+++ Listed entries +++

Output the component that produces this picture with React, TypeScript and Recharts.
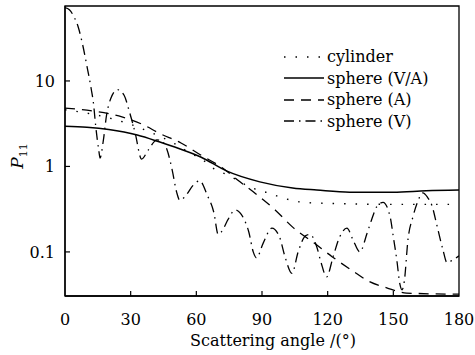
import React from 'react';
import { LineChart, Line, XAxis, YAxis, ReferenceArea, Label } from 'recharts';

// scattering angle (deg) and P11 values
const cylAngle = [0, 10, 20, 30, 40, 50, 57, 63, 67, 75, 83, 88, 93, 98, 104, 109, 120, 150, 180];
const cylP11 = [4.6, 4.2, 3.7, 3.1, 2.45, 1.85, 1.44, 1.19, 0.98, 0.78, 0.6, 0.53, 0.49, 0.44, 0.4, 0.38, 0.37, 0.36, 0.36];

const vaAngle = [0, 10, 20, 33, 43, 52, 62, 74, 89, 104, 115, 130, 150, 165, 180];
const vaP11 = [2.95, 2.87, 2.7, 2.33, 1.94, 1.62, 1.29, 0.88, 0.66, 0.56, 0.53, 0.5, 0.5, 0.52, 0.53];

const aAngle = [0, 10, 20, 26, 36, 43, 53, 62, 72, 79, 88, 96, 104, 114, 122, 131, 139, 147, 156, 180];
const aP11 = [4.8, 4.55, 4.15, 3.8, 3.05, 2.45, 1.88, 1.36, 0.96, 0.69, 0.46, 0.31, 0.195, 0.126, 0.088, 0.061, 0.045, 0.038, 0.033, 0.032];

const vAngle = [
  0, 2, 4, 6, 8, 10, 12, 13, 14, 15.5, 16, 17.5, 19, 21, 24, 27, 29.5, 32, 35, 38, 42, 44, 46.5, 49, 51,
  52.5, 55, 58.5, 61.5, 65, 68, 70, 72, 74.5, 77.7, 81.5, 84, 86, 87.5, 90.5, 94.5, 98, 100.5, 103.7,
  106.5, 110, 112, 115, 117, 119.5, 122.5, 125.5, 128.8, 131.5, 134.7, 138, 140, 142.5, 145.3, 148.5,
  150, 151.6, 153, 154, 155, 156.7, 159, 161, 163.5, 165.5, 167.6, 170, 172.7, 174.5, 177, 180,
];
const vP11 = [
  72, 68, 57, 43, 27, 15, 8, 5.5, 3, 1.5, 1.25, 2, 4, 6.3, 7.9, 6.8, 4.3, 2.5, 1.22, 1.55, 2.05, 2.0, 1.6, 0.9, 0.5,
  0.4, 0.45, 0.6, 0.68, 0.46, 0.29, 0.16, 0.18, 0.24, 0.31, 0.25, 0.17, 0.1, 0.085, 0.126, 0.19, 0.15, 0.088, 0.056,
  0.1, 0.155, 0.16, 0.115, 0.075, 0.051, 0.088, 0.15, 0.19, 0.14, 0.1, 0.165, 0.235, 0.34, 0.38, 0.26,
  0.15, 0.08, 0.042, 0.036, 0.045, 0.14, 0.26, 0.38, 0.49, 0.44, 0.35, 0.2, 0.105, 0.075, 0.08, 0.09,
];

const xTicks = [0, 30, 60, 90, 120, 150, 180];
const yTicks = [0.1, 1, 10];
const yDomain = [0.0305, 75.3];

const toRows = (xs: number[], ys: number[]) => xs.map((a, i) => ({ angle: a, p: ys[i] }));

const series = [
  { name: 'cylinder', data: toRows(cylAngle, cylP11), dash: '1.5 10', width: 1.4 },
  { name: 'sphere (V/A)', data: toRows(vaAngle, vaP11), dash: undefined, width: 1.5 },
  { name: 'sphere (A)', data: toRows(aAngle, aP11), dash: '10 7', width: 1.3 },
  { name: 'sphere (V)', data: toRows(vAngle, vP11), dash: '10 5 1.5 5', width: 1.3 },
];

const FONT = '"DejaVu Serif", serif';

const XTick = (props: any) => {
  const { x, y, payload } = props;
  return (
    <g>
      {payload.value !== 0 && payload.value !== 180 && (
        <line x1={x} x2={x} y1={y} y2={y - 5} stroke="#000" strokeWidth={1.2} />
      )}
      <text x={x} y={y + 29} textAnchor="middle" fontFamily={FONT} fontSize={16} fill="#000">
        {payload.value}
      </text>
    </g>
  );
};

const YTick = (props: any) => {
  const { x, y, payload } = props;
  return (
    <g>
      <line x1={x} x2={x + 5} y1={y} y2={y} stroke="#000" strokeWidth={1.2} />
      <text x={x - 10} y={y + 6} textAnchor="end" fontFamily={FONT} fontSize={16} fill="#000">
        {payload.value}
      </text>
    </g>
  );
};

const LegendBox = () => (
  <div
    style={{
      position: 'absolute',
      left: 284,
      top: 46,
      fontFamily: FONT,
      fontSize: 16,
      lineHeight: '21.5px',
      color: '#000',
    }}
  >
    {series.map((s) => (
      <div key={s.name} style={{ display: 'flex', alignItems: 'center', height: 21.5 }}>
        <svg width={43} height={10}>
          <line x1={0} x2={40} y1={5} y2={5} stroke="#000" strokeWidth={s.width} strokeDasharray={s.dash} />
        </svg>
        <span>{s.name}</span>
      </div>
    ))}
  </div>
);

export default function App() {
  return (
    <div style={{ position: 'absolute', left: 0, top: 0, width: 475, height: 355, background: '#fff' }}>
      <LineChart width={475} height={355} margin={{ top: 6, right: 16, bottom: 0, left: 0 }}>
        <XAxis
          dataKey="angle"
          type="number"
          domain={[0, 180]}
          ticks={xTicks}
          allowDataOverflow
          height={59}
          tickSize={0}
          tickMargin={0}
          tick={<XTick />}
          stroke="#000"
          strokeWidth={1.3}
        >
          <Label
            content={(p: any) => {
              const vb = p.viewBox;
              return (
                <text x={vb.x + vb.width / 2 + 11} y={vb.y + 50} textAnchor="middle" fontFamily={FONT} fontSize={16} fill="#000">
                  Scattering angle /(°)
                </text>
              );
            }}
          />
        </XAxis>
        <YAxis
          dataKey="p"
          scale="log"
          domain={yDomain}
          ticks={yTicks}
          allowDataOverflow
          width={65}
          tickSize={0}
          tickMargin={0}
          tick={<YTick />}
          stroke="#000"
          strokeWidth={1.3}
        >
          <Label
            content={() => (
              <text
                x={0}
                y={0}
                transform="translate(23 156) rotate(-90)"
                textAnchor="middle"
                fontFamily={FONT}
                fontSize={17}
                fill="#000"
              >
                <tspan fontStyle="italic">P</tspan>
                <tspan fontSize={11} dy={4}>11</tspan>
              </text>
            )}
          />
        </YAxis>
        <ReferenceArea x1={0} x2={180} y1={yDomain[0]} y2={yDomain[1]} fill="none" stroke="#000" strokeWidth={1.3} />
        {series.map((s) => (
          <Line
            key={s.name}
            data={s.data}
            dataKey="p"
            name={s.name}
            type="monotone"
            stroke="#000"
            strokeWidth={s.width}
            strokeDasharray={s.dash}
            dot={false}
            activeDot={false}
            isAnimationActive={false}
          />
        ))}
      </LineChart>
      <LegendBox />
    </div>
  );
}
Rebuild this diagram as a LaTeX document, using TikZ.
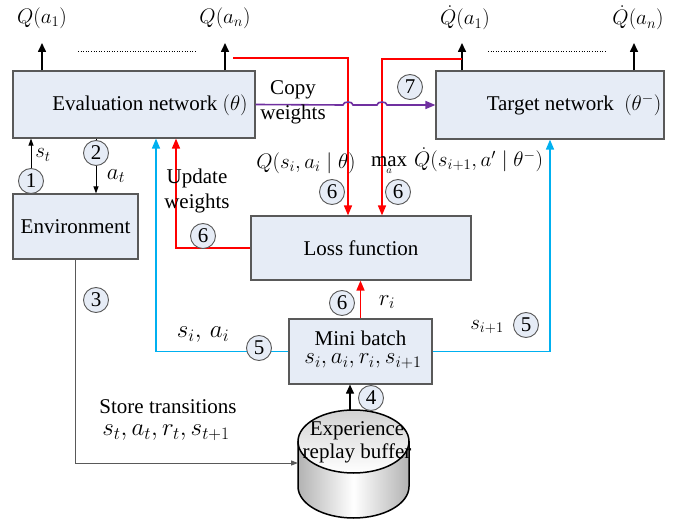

+++

### [The problem]
All of the lines above should be printed exactly, minus the pictures.

### [Exercise solution]
Output the component that produces this picture with React, TypeScript and Recharts.
import React from 'react';
import { LineChart, Line, XAxis, YAxis, ReferenceArea, Label } from 'recharts';

// scattering angle (deg) and P11 values
const cylAngle = [0, 10, 20, 30, 40, 50, 57, 63, 67, 75, 83, 88, 93, 98, 104, 109, 120, 150, 180];
const cylP11 = [4.6, 4.2, 3.7, 3.1, 2.45, 1.85, 1.44, 1.19, 0.98, 0.78, 0.6, 0.53, 0.49, 0.44, 0.4, 0.38, 0.37, 0.36, 0.36];

const vaAngle = [0, 10, 20, 33, 43, 52, 62, 74, 89, 104, 115, 130, 150, 165, 180];
const vaP11 = [2.95, 2.87, 2.7, 2.33, 1.94, 1.62, 1.29, 0.88, 0.66, 0.56, 0.53, 0.5, 0.5, 0.52, 0.53];

const aAngle = [0, 10, 20, 26, 36, 43, 53, 62, 72, 79, 88, 96, 104, 114, 122, 131, 139, 147, 156, 180];
const aP11 = [4.8, 4.55, 4.15, 3.8, 3.05, 2.45, 1.88, 1.36, 0.96, 0.69, 0.46, 0.31, 0.195, 0.126, 0.088, 0.061, 0.045, 0.038, 0.033, 0.032];

const vAngle = [
  0, 2, 4, 6, 8, 10, 12, 13, 14, 15.5, 16, 17.5, 19, 21, 24, 27, 29.5, 32, 35, 38, 42, 44, 46.5, 49, 51,
  52.5, 55, 58.5, 61.5, 65, 68, 70, 72, 74.5, 77.7, 81.5, 84, 86, 87.5, 90.5, 94.5, 98, 100.5, 103.7,
  106.5, 110, 112, 115, 117, 119.5, 122.5, 125.5, 128.8, 131.5, 134.7, 138, 140, 142.5, 145.3, 148.5,
  150, 151.6, 153, 154, 155, 156.7, 159, 161, 163.5, 165.5, 167.6, 170, 172.7, 174.5, 177, 180,
];
const vP11 = [
  72, 68, 57, 43, 27, 15, 8, 5.5, 3, 1.5, 1.25, 2, 4, 6.3, 7.9, 6.8, 4.3, 2.5, 1.22, 1.55, 2.05, 2.0, 1.6, 0.9, 0.5,
  0.4, 0.45, 0.6, 0.68, 0.46, 0.29, 0.16, 0.18, 0.24, 0.31, 0.25, 0.17, 0.1, 0.085, 0.126, 0.19, 0.15, 0.088, 0.056,
  0.1, 0.155, 0.16, 0.115, 0.075, 0.051, 0.088, 0.15, 0.19, 0.14, 0.1, 0.165, 0.235, 0.34, 0.38, 0.26,
  0.15, 0.08, 0.042, 0.036, 0.045, 0.14, 0.26, 0.38, 0.49, 0.44, 0.35, 0.2, 0.105, 0.075, 0.08, 0.09,
];

const xTicks = [0, 30, 60, 90, 120, 150, 180];
const yTicks = [0.1, 1, 10];
const yDomain = [0.0305, 75.3];

const toRows = (xs: number[], ys: number[]) => xs.map((a, i) => ({ angle: a, p: ys[i] }));

const series = [
  { name: 'cylinder', data: toRows(cylAngle, cylP11), dash: '1.5 10', width: 1.4 },
  { name: 'sphere (V/A)', data: toRows(vaAngle, vaP11), dash: undefined, width: 1.5 },
  { name: 'sphere (A)', data: toRows(aAngle, aP11), dash: '10 7', width: 1.3 },
  { name: 'sphere (V)', data: toRows(vAngle, vP11), dash: '10 5 1.5 5', width: 1.3 },
];

const FONT = '"DejaVu Serif", serif';

const XTick = (props: any) => {
  const { x, y, payload } = props;
  return (
    <g>
      {payload.value !== 0 && payload.value !== 180 && (
        <line x1={x} x2={x} y1={y} y2={y - 5} stroke="#000" strokeWidth={1.2} />
      )}
      <text x={x} y={y + 29} textAnchor="middle" fontFamily={FONT} fontSize={16} fill="#000">
        {payload.value}
      </text>
    </g>
  );
};

const YTick = (props: any) => {
  const { x, y, payload } = props;
  return (
    <g>
      <line x1={x} x2={x + 5} y1={y} y2={y} stroke="#000" strokeWidth={1.2} />
      <text x={x - 10} y={y + 6} textAnchor="end" fontFamily={FONT} fontSize={16} fill="#000">
        {payload.value}
      </text>
    </g>
  );
};

const LegendBox = () => (
  <div
    style={{
      position: 'absolute',
      left: 284,
      top: 46,
      fontFamily: FONT,
      fontSize: 16,
      lineHeight: '21.5px',
      color: '#000',
    }}
  >
    {series.map((s) => (
      <div key={s.name} style={{ display: 'flex', alignItems: 'center', height: 21.5 }}>
        <svg width={43} height={10}>
          <line x1={0} x2={40} y1={5} y2={5} stroke="#000" strokeWidth={s.width} strokeDasharray={s.dash} />
        </svg>
        <span>{s.name}</span>
      </div>
    ))}
  </div>
);

export default function App() {
  return (
    <div style={{ position: 'absolute', left: 0, top: 0, width: 475, height: 355, background: '#fff' }}>
      <LineChart width={475} height={355} margin={{ top: 6, right: 16, bottom: 0, left: 0 }}>
        <XAxis
          dataKey="angle"
          type="number"
          domain={[0, 180]}
          ticks={xTicks}
          allowDataOverflow
          height={59}
          tickSize={0}
          tickMargin={0}
          tick={<XTick />}
          stroke="#000"
          strokeWidth={1.3}
        >
          <Label
            content={(p: any) => {
              const vb = p.viewBox;
              return (
                <text x={vb.x + vb.width / 2 + 11} y={vb.y + 50} textAnchor="middle" fontFamily={FONT} fontSize={16} fill="#000">
                  Scattering angle /(°)
                </text>
              );
            }}
          />
        </XAxis>
        <YAxis
          dataKey="p"
          scale="log"
          domain={yDomain}
          ticks={yTicks}
          allowDataOverflow
          width={65}
          tickSize={0}
          tickMargin={0}
          tick={<YTick />}
          stroke="#000"
          strokeWidth={1.3}
        >
          <Label
            content={() => (
              <text
                x={0}
                y={0}
                transform="translate(23 156) rotate(-90)"
                textAnchor="middle"
                fontFamily={FONT}
                fontSize={17}
                fill="#000"
              >
                <tspan fontStyle="italic">P</tspan>
                <tspan fontSize={11} dy={4}>11</tspan>
              </text>
            )}
          />
        </YAxis>
        <ReferenceArea x1={0} x2={180} y1={yDomain[0]} y2={yDomain[1]} fill="none" stroke="#000" strokeWidth={1.3} />
        {series.map((s) => (
          <Line
            key={s.name}
            data={s.data}
            dataKey="p"
            name={s.name}
            type="monotone"
            stroke="#000"
            strokeWidth={s.width}
            strokeDasharray={s.dash}
            dot={false}
            activeDot={false}
            isAnimationActive={false}
          />
        ))}
      </LineChart>
      <LegendBox />
    </div>
  );
}
Rebuild this diagram as a LaTeX document, using TikZ.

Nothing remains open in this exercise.